As social historian and Concordia professor Dr. Lucie Laumonier noted, “Back then, Egypt was culturally plundered and its stolen historical artifacts inundated the European markets […] the return of the Rosetta Stone to Egypt would be a way, from the English side, to acknowledge this colonial cultural plunder.” 

However, some have argued that the British Museum is the best location for the Rosetta Stone, claiming that Egypt is a vital part of European heritage, and crediting European historians with deciphering the Stone which would have otherwise not been possible.

Dr. Laumonier criticizes this line of thinking. “The people who belong to the country from which artifacts were stolen during the colonial times deserve as much, if not more, to be able to access these artifacts,” she said. “Historical artifacts are essential in asserting national identity and pride, and to be aware of one’s history.”  

Along with that, many of the artifacts in the British Museum’s possession were taken forcibly, and nearly all of them aren’t even on display but are instead kept in the museum’s private archives that the public doesn’t have access to. 

The British Museum is no unique case of the capitalist incentive of museums profiting from colonial power. The idea of displaying historically significant artifacts somewhere other than their country of origin seems inherently colonialist, especially when it signifies a period of struggle and war crimes. 

Museums such as The Getty in Los Angeles, The Metropolitan Museum of Art in New York,  the Louvre in Paris, and the Humboldt Forum in Berlin are notorious for hoarding looted artifacts and claiming entitlement over them because they are “the spoils of war.” This doctrine, however, has been rejected by international law. 

These museums can look to other institutions for compromises over stolen artifacts. 

Museums around the world have displayed efforts of decolonization, unveiling possibilities of engaging with colonized communities with their permission and respect granted.
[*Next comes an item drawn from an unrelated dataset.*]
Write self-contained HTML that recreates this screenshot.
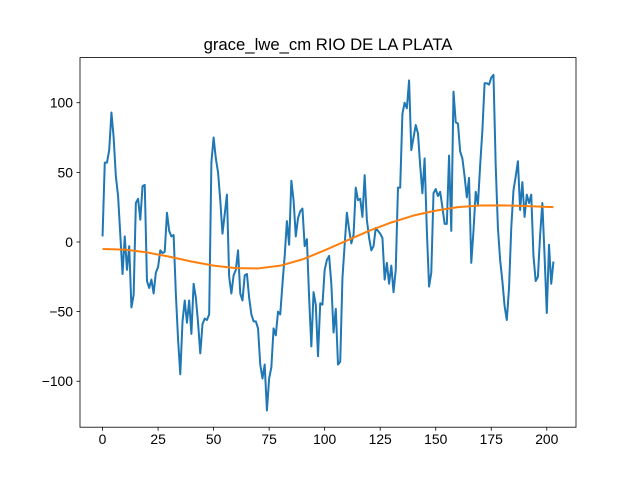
<!DOCTYPE html>
<html><head><meta charset="utf-8"><style>
body{margin:0;background:#fff;font-family:"Liberation Sans","DejaVu Sans",sans-serif}
</style></head><body>
<svg id="chart" width="640" height="480" xmlns="http://www.w3.org/2000/svg">
<rect width="640" height="480" fill="#fff"/>
<text x="328" y="50" text-anchor="middle" font-size="16.7">grace_lwe_cm RIO DE LA PLATA</text>
<g id="axes"></g>
<clipPath id="clip"><rect x="80" y="58" width="496" height="369"/></clipPath>
<g id="series" clip-path="url(#clip)"></g>
<rect x="80" y="57.6" width="496" height="369.6" fill="none" stroke="#000" stroke-width="0.8"/>
</svg>
<script>
const values = [4,57,57,66,93,75,47,33,5,-23,4,-20,-3,-47,-38,28,31,16,40,41,-28,-33,-27,-37,-22,-18,-6,-8,-7,21,8,4,5,-37,-70,-95,-57,-42,-58,-42,-66,-30,-40,-58,-80,-59,-55,-56,-52,57,75,60,50,30,6,20,34,-25,-37,-24,-20,-6,-37,-42,-24,-23,-40,-52,-57,-57,-62,-88,-98,-88,-121,-98,-90,-62,-67,-50,-52,-30,-10,15,-2,44,30,4,17,22,24,-3,2,-40,-75,-36,-45,-82,-44,-45,-20,-13,-10,-30,-65,-48,-88,-86,-26,-2,21,9,-1,5,39,30,31,18,48,16,3,-6,-3,10,8,6,3,-27,-15,-30,-17,-36,-20,39,39,92,100,96,116,66,75,84,78,55,35,60,8,-32,-22,35,38,33,36,25,13,13,62,8,108,86,85,65,60,47,32,46,-15,8,36,27,55,80,114,114,113,118,120,55,10,-13,-28,-46,-56,-33,10,37,47,58,23,43,18,34,28,34,-10,-28,-25,5,28,-10,-51,-2,-30,-14];
const trendIdx = [0,10,20,30,40,50,60,70,80,90,100,110,120,130,140,150,160,170,180,190,200,203];
const trendVals = [-5,-5.5,-7.5,-10.5,-14,-17,-18.8,-19,-17,-12.5,-6,1,8,14,19,22.5,25,26.2,26.3,25.8,25.2,25];
const xTicks = [0,25,50,75,100,125,150,175,200];
const yTicks = [-100,-50,0,50,100];

const L=80,R=576,T=57.6,B=427.2;
const xmin=-10.15,xmax=213.15,ymin=-133,ymax=132.4;
const xs=v=>L+(v-xmin)/(xmax-xmin)*(R-L);
const ys=v=>B-(v-ymin)/(ymax-ymin)*(B-T);
const NS="http://www.w3.org/2000/svg";
const axes=document.getElementById('axes'), series=document.getElementById('series');
function mk(t,a,p){const e=document.createElementNS(NS,t);for(const k in a)e.setAttribute(k,a[k]);p.appendChild(e);return e;}
xTicks.forEach(v=>{
  const x=xs(v);
  const tk=mk('line',{x1:x,x2:x,y1:B,y2:B+3.5,stroke:'#000','stroke-width':0.8},axes);
  
  
  const tx=mk('text',{x:x,y:B+17,'text-anchor':'middle','font-size':13.9},axes);
  tx.textContent=v;
  
  
});
yTicks.forEach(v=>{
  const y=ys(v);
  const tk=mk('line',{x1:L-3.5,x2:L,y1:y,y2:y,stroke:'#000','stroke-width':0.8},axes);
  
  
  const tx=mk('text',{x:L-7,y:y+5,'text-anchor':'end','font-size':13.9},axes);
  tx.textContent=v<0?'\u2212'+(-v):v;
  
  
});
const p1=mk('polyline',{points:values.map((v,i)=>xs(i)+','+ys(v)).join(' '),fill:'none',stroke:'#1f77b4','stroke-width':2,'stroke-linejoin':'round'},series);


const p2=mk('polyline',{points:trendIdx.map((v,i)=>xs(v)+','+ys(trendVals[i])).join(' '),fill:'none',stroke:'#ff7f0e','stroke-width':2,'stroke-linejoin':'round'},series);


</script>
</body></html>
For example, the Field Museum of Natural History in Chicago invited Indigenous artists to showcase their work in their Native American galleries. Indigenous communities can be celebrated and studied without taking away from them. 

The Australian Museum in Sydney rethought its relationship to the artifacts in their museum when they shifted ownership of the artifacts to the “custodians of those collections, with an obligation to the peoples who created the objects and stories, and to their descendants,” as stated by former Museum Director Frank Howarth. 

The display of these artifacts appears enriching and informative to its visitors, but when the items are a byproduct of cultural violence, charging people to come see them is exploitative in its nature. The Rosetta Stone should be housed in the Egyptian Museum in Cairo, where Egyptian people can celebrate and engage with their history and culture. It belongs to them and not strictly to those who have the luxury of flying to London and visiting the British Museum. 

The British Museum has been called upon multiple times to return The Rosetta Stone, but have yet to respond to requests.
The matter extends beyond the value of a tangible object; it’s a concern of national identity being stripped away in the name of colonialism. The Stone symbolizes the colonized world and its relationship to the colonizer, one that arguably still exists.